§ **PROMPT**
Every line below should be copied exactly; drop the pictures.
════════════════════
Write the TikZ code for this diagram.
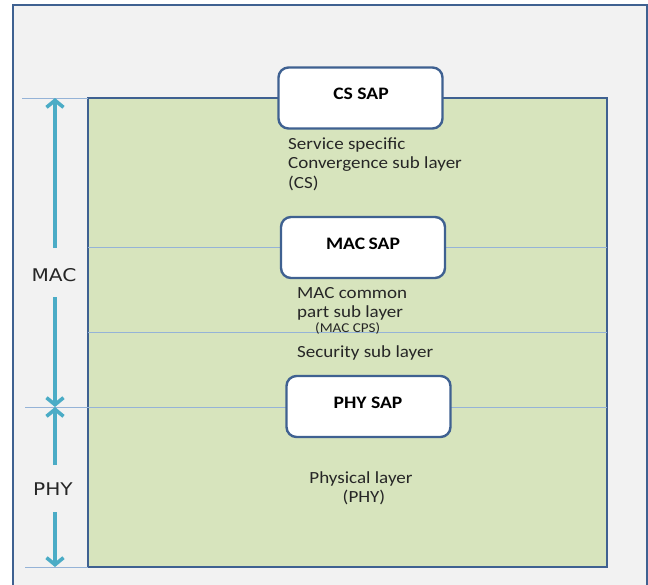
\documentclass[tikz,border=0pt]{standalone}
\usepackage{fontspec}
\setmainfont{Carlito}
\newfontfamily\bodyfont[FakeStretch=1.12]{Carlito}
\newfontfamily\sidefont[FakeStretch=1.15]{DejaVu Sans}
\usetikzlibrary{arrows.meta}
\definecolor{framefill}{HTML}{F2F2F2}
\definecolor{frameline}{HTML}{3F6191}
\definecolor{layerfill}{HTML}{D7E4BD}
\definecolor{sepline}{HTML}{95B3D7}
\definecolor{dimarrow}{HTML}{4BACC6}
\definecolor{txt}{HTML}{262626}
\tikzset{
  sapbox/.style={draw=frameline, line width=2.4pt, fill=white, rounded corners=10pt,
    minimum width=164pt, minimum height=61pt, inner sep=0pt},
  saptext/.style={font=\bodyfont\bfseries\fontsize{17.5}{19}\selectfont, text=black,
    inner sep=0pt, anchor=base},
  sep/.style={draw=sepline, line width=0.9pt},
  dim/.style={draw=dimarrow, line width=3.6pt,
    -{Straight Barb[length=7pt,width=17pt,line width=3.6pt]}},
  sidelbl/.style={font=\sidefont\fontsize{17.5}{19}\selectfont, text=txt, inner sep=0pt, anchor=base},
  body/.style={font=\bodyfont\fontsize{17}{19.5}\selectfont, text=txt, inner sep=0pt},
}
\begin{document}
\begin{tikzpicture}[x=1pt,y=-1pt]
  \useasboundingbox (0,0) rectangle (648,584);
  \fill[white] (0,0) rectangle (648,584);
  % outer frame, running past the lower edge
  \begin{scope}
    \clip (0,0) rectangle (648,584);
    \draw[frameline, line width=2.4pt, fill=framefill] (13,5) rectangle (647,600);
  \end{scope}

  % stack of layers
  \draw[frameline, line width=2.6pt, fill=layerfill] (88,98) rectangle (607,567);

  % boundary lines
  \draw[sep] (22,98) -- (88,98);
  \draw[sep] (88,247) -- (607,247);
  \draw[sep] (88,332) -- (607,332);
  \draw[sep] (25,407) -- (607,407);
  \draw[sep] (25,567) -- (88,567);

  % service access points
  \node[sapbox] (cssap) at (360.5,98) {};
  \node[sapbox] (macsap) at (363,247.5) {};
  \node[sapbox] (physap) at (368.5,406.5) {};
  \node[saptext] (cslbl) at (361,99) {CS SAP};
  \node[saptext] (macsaplbl) at (363,249) {MAC\kern-1pt\ SAP};
  \node[saptext] (physaplbl) at (368,408) {PHY SAP};

  % sub-layer descriptions
  \node[body, anchor=base west] (cs1) at (288,149) {Service specific};
  \node[body, anchor=base west] (cs2) at (288,168.5) {Convergence sub layer};
  \node[body, anchor=base west] (cs3) at (288,188) {(CS)};
  \node[body, anchor=base west] (cps1) at (297,298) {MAC common};
  \node[body, anchor=base west] (cps2) at (297,317.5) {part sub layer};
  \node[font=\bodyfont\fontsize{13.5}{15}\selectfont, text=txt, inner sep=0pt, anchor=west] (cpsabbr) at (315,328) {(MAC CPS)};
  \node[body, anchor=base west] (sectext) at (297,357) {Security sub layer};
  \node[body, anchor=base] (phy1) at (361,483) {Physical layer};
  \node[body, anchor=base] (phy2) at (364,502) {(PHY)};

  % MAC and PHY extents
  \node[sidelbl] (maclbl) at (54,281) {MAC};
  \node[sidelbl] (phylbl) at (53,495) {PHY};
  \coordinate (mactop) at (55,98);
  \coordinate (macupper) at (55,248);
  \coordinate (maclower) at (55,297);
  \coordinate (macbot) at (55,407);
  \coordinate (phyupper) at (55,465);
  \coordinate (phylower) at (55,512);
  \coordinate (phybot) at (55,567);
  \draw[dim] (macupper) -- (mactop);
  \draw[dim] (maclower) -- (macbot);
  \draw[dim] (phyupper) -- (macbot);
  \draw[dim] (phylower) -- (phybot);
\end{tikzpicture}
\end{document}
════════════════════
§ **THE RESULT**
Write the TikZ code for this diagram.
\documentclass[tikz,border=0pt]{standalone}
\usepackage{fontspec}
\setmainfont{Carlito}
\newfontfamily\bodyfont[FakeStretch=1.12]{Carlito}
\newfontfamily\sidefont[FakeStretch=1.15]{DejaVu Sans}
\usetikzlibrary{arrows.meta}
\definecolor{framefill}{HTML}{F2F2F2}
\definecolor{frameline}{HTML}{3F6191}
\definecolor{layerfill}{HTML}{D7E4BD}
\definecolor{sepline}{HTML}{95B3D7}
\definecolor{dimarrow}{HTML}{4BACC6}
\definecolor{txt}{HTML}{262626}
\tikzset{
  sapbox/.style={draw=frameline, line width=2.4pt, fill=white, rounded corners=10pt,
    minimum width=164pt, minimum height=61pt, inner sep=0pt},
  saptext/.style={font=\bodyfont\bfseries\fontsize{17.5}{19}\selectfont, text=black,
    inner sep=0pt, anchor=base},
  sep/.style={draw=sepline, line width=0.9pt},
  dim/.style={draw=dimarrow, line width=3.6pt,
    -{Straight Barb[length=7pt,width=17pt,line width=3.6pt]}},
  sidelbl/.style={font=\sidefont\fontsize{17.5}{19}\selectfont, text=txt, inner sep=0pt, anchor=base},
  body/.style={font=\bodyfont\fontsize{17}{19.5}\selectfont, text=txt, inner sep=0pt},
}
\begin{document}
\begin{tikzpicture}[x=1pt,y=-1pt]
  \useasboundingbox (0,0) rectangle (648,584);
  \fill[white] (0,0) rectangle (648,584);
  % outer frame, running past the lower edge
  \begin{scope}
    \clip (0,0) rectangle (648,584);
    \draw[frameline, line width=2.4pt, fill=framefill] (13,5) rectangle (647,600);
  \end{scope}

  % stack of layers
  \draw[frameline, line width=2.6pt, fill=layerfill] (88,98) rectangle (607,567);

  % boundary lines
  \draw[sep] (22,98) -- (88,98);
  \draw[sep] (88,247) -- (607,247);
  \draw[sep] (88,332) -- (607,332);
  \draw[sep] (25,407) -- (607,407);
  \draw[sep] (25,567) -- (88,567);

  % service access points
  \node[sapbox] (cssap) at (360.5,98) {};
  \node[sapbox] (macsap) at (363,247.5) {};
  \node[sapbox] (physap) at (368.5,406.5) {};
  \node[saptext] (cslbl) at (361,99) {CS SAP};
  \node[saptext] (macsaplbl) at (363,249) {MAC\kern-1pt\ SAP};
  \node[saptext] (physaplbl) at (368,408) {PHY SAP};

  % sub-layer descriptions
  \node[body, anchor=base west] (cs1) at (288,149) {Service specific};
  \node[body, anchor=base west] (cs2) at (288,168.5) {Convergence sub layer};
  \node[body, anchor=base west] (cs3) at (288,188) {(CS)};
  \node[body, anchor=base west] (cps1) at (297,298) {MAC common};
  \node[body, anchor=base west] (cps2) at (297,317.5) {part sub layer};
  \node[font=\bodyfont\fontsize{13.5}{15}\selectfont, text=txt, inner sep=0pt, anchor=west] (cpsabbr) at (315,328) {(MAC CPS)};
  \node[body, anchor=base west] (sectext) at (297,357) {Security sub layer};
  \node[body, anchor=base] (phy1) at (361,483) {Physical layer};
  \node[body, anchor=base] (phy2) at (364,502) {(PHY)};

  % MAC and PHY extents
  \node[sidelbl] (maclbl) at (54,281) {MAC};
  \node[sidelbl] (phylbl) at (53,495) {PHY};
  \coordinate (mactop) at (55,98);
  \coordinate (macupper) at (55,248);
  \coordinate (maclower) at (55,297);
  \coordinate (macbot) at (55,407);
  \coordinate (phyupper) at (55,465);
  \coordinate (phylower) at (55,512);
  \coordinate (phybot) at (55,567);
  \draw[dim] (macupper) -- (mactop);
  \draw[dim] (maclower) -- (macbot);
  \draw[dim] (phyupper) -- (macbot);
  \draw[dim] (phylower) -- (phybot);
\end{tikzpicture}
\end{document}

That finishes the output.